AIM OF THE TASK:
Will you repeat only the lines from the one with "What Chart.js code" through the one with "66.67, 78.67, 84];", both included, leaving every picture out?

[Records contained in a dataset]
____________
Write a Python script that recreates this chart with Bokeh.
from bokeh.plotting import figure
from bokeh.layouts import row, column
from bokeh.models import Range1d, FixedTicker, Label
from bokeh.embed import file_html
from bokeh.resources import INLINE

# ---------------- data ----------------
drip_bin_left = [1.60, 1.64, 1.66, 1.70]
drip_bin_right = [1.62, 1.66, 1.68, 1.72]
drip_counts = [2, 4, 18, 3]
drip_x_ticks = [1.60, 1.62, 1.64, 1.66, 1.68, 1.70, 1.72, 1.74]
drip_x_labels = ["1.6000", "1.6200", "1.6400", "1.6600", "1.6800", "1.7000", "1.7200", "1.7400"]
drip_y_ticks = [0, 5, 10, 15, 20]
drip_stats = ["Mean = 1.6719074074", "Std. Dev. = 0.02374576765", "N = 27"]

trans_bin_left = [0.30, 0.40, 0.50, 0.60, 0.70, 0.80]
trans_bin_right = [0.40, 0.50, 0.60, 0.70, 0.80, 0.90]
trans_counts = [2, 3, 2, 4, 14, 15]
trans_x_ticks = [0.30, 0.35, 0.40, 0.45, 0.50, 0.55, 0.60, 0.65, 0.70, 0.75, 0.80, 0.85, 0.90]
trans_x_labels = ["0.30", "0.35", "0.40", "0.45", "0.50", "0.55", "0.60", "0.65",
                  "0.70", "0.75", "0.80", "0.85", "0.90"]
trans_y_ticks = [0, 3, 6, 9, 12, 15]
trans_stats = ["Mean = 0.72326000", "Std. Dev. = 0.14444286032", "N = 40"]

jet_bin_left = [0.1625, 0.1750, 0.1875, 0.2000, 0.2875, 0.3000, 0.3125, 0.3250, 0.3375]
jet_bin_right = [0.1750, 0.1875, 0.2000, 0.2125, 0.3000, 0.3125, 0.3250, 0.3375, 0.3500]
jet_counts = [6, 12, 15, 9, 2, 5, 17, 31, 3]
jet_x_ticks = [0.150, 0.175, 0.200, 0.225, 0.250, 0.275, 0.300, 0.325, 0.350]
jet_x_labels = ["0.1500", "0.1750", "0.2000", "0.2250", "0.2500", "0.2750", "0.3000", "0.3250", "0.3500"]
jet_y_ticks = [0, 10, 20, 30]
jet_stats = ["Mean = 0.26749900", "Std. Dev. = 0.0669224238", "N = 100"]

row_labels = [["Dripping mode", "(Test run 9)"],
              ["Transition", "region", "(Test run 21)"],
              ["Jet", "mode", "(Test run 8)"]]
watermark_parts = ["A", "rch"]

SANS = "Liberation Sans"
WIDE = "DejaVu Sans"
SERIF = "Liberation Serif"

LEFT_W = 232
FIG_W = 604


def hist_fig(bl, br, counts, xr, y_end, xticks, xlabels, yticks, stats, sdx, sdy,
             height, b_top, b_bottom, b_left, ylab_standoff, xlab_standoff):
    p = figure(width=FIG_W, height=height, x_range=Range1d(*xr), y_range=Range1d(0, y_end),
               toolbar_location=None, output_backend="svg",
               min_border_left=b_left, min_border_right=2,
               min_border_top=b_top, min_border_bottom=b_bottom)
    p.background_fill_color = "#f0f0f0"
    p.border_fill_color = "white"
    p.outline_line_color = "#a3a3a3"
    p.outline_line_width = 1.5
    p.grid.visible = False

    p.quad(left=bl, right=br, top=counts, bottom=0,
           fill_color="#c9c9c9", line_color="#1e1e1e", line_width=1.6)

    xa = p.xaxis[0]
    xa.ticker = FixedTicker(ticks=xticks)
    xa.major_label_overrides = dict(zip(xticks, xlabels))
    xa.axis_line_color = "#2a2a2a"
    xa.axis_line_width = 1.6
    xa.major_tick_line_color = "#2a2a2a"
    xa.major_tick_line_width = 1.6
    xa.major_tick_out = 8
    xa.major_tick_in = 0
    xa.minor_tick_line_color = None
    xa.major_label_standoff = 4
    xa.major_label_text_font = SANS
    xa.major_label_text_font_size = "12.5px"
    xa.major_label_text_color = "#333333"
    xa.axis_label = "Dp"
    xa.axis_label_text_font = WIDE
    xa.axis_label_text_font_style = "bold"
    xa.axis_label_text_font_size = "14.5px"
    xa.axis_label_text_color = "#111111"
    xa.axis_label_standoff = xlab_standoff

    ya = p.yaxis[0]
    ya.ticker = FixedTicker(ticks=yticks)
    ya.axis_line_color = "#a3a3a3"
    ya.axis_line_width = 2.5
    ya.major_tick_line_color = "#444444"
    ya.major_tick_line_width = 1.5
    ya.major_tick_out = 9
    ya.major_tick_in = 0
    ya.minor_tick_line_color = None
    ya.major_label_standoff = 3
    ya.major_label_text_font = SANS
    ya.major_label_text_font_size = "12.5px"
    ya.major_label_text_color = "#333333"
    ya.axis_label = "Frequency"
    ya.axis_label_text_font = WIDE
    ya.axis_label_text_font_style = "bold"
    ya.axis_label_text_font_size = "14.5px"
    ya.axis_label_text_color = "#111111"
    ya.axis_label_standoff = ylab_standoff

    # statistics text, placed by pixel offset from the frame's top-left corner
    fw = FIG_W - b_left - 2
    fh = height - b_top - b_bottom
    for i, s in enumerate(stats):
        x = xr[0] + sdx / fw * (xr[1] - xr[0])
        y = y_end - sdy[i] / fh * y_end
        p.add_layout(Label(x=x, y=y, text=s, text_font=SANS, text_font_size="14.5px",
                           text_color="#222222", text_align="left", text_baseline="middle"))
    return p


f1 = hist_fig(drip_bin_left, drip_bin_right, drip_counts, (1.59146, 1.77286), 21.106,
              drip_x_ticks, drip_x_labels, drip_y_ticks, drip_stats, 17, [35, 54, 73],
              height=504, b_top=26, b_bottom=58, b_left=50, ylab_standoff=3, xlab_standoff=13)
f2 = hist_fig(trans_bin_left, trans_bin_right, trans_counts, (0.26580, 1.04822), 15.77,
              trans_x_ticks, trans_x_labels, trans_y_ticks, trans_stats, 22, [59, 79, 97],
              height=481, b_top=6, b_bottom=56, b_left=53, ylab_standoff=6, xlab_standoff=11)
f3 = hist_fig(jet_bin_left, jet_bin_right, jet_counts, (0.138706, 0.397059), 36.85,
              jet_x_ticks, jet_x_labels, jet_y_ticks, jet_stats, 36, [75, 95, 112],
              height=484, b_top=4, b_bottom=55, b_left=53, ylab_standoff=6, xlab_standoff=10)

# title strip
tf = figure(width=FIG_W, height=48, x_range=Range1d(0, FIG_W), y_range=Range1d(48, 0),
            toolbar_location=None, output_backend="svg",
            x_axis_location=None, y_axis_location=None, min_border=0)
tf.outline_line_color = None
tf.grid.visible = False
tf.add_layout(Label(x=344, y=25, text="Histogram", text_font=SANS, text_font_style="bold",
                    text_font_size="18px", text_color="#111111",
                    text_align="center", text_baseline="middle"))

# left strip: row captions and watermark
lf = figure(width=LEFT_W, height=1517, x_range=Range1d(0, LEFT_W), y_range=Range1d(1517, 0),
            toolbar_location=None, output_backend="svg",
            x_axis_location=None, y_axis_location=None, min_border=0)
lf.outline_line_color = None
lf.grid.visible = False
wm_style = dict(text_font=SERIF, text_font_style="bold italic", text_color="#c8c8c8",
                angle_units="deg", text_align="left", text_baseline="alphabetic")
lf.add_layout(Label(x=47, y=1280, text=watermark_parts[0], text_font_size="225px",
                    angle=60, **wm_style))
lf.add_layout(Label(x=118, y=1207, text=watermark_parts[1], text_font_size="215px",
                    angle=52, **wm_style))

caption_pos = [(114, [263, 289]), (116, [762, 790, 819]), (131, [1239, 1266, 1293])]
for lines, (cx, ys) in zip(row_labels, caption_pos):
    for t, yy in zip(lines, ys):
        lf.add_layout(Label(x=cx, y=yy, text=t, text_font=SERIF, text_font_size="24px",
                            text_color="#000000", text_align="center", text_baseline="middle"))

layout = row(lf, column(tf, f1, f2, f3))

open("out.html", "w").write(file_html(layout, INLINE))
____________
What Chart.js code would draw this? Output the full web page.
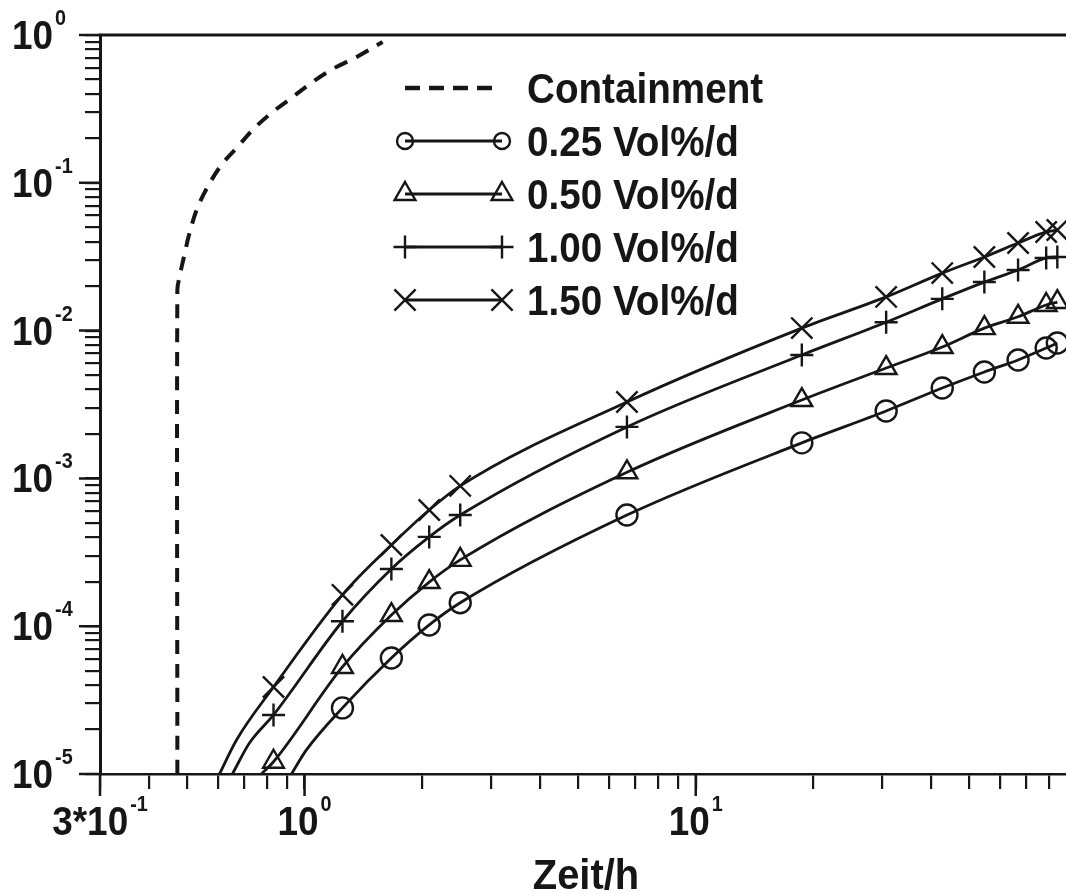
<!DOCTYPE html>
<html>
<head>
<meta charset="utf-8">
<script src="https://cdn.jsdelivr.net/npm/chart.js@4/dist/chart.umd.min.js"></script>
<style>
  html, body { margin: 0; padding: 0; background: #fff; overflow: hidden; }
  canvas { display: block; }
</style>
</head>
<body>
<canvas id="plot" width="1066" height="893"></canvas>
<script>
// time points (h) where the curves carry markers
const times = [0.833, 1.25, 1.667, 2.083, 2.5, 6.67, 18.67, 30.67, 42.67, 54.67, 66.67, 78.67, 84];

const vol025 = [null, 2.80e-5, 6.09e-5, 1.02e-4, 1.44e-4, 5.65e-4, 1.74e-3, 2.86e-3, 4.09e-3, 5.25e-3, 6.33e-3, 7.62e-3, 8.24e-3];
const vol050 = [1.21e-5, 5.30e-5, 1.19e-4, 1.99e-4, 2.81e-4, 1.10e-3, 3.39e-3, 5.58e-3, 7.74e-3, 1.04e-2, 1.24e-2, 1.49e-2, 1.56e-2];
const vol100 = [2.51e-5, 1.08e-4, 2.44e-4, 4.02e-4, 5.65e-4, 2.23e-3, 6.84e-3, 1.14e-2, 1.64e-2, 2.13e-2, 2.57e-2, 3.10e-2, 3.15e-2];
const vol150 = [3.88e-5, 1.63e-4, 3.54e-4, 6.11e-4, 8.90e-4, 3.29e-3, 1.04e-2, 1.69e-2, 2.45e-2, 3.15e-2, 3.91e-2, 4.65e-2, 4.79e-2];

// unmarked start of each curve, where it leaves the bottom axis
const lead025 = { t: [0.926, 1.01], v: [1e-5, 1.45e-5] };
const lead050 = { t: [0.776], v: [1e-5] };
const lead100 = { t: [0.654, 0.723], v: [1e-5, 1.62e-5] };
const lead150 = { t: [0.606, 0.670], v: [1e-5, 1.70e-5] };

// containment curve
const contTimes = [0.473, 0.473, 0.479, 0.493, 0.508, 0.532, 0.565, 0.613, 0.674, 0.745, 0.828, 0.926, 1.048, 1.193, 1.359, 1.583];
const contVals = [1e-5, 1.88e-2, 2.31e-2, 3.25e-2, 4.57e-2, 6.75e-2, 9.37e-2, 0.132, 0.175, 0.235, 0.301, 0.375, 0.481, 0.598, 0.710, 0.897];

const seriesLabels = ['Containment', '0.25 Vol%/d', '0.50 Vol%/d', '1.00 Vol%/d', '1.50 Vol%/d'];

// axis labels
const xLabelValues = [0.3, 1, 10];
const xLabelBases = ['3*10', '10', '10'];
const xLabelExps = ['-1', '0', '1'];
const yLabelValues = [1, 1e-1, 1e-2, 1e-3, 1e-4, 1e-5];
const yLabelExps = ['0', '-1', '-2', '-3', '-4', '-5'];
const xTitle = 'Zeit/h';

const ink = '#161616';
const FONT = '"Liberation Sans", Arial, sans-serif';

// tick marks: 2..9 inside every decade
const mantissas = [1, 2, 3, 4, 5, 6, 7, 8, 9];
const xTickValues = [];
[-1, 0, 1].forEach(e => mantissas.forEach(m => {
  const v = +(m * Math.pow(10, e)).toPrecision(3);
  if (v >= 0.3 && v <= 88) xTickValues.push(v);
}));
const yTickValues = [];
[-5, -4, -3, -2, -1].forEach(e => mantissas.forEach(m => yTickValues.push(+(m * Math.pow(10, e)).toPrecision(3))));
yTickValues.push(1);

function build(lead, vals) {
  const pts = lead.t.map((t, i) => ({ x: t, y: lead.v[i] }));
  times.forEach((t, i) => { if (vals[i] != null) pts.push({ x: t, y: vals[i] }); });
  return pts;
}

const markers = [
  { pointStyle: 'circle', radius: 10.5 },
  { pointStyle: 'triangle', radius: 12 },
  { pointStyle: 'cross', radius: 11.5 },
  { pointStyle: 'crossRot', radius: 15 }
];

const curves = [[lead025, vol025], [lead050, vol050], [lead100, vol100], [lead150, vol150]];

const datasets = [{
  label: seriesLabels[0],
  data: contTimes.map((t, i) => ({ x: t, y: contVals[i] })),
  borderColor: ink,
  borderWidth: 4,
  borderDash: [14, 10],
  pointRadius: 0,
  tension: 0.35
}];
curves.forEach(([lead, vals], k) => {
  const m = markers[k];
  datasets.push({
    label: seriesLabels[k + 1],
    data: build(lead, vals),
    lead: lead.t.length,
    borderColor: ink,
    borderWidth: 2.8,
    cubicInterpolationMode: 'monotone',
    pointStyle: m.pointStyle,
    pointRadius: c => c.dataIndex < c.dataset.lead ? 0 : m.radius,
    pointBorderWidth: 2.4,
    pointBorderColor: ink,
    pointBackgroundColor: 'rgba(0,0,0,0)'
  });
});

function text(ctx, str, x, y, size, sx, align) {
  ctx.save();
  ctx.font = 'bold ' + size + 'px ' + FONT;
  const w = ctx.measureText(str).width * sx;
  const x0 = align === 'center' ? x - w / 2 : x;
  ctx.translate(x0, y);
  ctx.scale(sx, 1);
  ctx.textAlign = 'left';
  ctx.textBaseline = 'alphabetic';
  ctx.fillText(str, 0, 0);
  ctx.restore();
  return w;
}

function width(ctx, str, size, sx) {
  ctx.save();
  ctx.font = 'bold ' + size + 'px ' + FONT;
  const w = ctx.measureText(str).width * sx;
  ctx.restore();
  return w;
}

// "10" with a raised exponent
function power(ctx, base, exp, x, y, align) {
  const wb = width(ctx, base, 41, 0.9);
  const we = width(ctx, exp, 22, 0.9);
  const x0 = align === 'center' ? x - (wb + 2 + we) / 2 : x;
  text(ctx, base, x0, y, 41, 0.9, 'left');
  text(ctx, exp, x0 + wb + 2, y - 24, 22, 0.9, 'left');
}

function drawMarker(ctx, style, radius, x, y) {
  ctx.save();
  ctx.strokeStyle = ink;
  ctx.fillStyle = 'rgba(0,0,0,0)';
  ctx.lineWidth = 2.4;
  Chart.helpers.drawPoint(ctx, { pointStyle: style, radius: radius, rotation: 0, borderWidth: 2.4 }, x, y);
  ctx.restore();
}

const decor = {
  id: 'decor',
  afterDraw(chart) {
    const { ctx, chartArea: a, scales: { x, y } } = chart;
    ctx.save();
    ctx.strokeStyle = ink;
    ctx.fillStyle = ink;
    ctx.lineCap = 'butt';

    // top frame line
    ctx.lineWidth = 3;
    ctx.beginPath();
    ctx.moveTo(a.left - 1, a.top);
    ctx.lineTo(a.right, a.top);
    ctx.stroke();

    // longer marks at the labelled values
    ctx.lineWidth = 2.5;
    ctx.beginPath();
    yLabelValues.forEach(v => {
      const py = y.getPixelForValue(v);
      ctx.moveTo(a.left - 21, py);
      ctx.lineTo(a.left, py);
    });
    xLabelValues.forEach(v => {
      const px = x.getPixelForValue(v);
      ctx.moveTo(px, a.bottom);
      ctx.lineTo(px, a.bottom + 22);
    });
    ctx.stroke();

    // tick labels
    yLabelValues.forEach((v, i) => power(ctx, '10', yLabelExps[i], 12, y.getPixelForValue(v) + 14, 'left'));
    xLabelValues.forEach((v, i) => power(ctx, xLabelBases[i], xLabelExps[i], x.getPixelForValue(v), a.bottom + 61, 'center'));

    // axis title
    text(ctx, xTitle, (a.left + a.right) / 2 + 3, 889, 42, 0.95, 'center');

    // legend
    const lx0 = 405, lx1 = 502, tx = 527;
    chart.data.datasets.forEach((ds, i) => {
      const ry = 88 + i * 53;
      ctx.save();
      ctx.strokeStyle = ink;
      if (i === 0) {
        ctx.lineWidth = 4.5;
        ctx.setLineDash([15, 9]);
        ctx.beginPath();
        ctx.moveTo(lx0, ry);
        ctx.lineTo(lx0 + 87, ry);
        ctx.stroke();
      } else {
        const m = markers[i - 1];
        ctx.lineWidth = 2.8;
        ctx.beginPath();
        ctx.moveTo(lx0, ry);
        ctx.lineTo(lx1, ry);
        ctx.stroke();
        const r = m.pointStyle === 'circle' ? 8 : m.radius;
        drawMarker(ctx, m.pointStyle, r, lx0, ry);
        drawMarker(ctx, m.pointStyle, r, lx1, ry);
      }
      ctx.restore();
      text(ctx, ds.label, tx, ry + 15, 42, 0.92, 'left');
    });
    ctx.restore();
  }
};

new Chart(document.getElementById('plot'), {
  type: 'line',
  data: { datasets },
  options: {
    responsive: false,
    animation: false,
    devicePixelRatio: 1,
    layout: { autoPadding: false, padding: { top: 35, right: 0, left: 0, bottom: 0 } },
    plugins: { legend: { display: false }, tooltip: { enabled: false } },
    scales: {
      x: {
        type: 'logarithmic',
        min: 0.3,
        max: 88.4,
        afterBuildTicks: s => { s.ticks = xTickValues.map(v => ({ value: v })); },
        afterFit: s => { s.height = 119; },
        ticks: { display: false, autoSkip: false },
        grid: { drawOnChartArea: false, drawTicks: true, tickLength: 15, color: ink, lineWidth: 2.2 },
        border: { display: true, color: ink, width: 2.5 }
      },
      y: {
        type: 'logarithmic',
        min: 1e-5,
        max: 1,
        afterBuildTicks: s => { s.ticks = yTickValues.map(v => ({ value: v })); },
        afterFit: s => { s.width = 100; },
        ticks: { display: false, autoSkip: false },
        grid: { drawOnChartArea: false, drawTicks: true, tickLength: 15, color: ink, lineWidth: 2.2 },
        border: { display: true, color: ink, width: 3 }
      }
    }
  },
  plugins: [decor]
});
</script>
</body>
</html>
____________
CORRECT RESPONSE:
What Chart.js code would draw this? Output the full web page.
<!DOCTYPE html>
<html>
<head>
<meta charset="utf-8">
<script src="https://cdn.jsdelivr.net/npm/chart.js@4/dist/chart.umd.min.js"></script>
<style>
  html, body { margin: 0; padding: 0; background: #fff; overflow: hidden; }
  canvas { display: block; }
</style>
</head>
<body>
<canvas id="plot" width="1066" height="893"></canvas>
<script>
// time points (h) where the curves carry markers
const times = [0.833, 1.25, 1.667, 2.083, 2.5, 6.67, 18.67, 30.67, 42.67, 54.67, 66.67, 78.67, 84];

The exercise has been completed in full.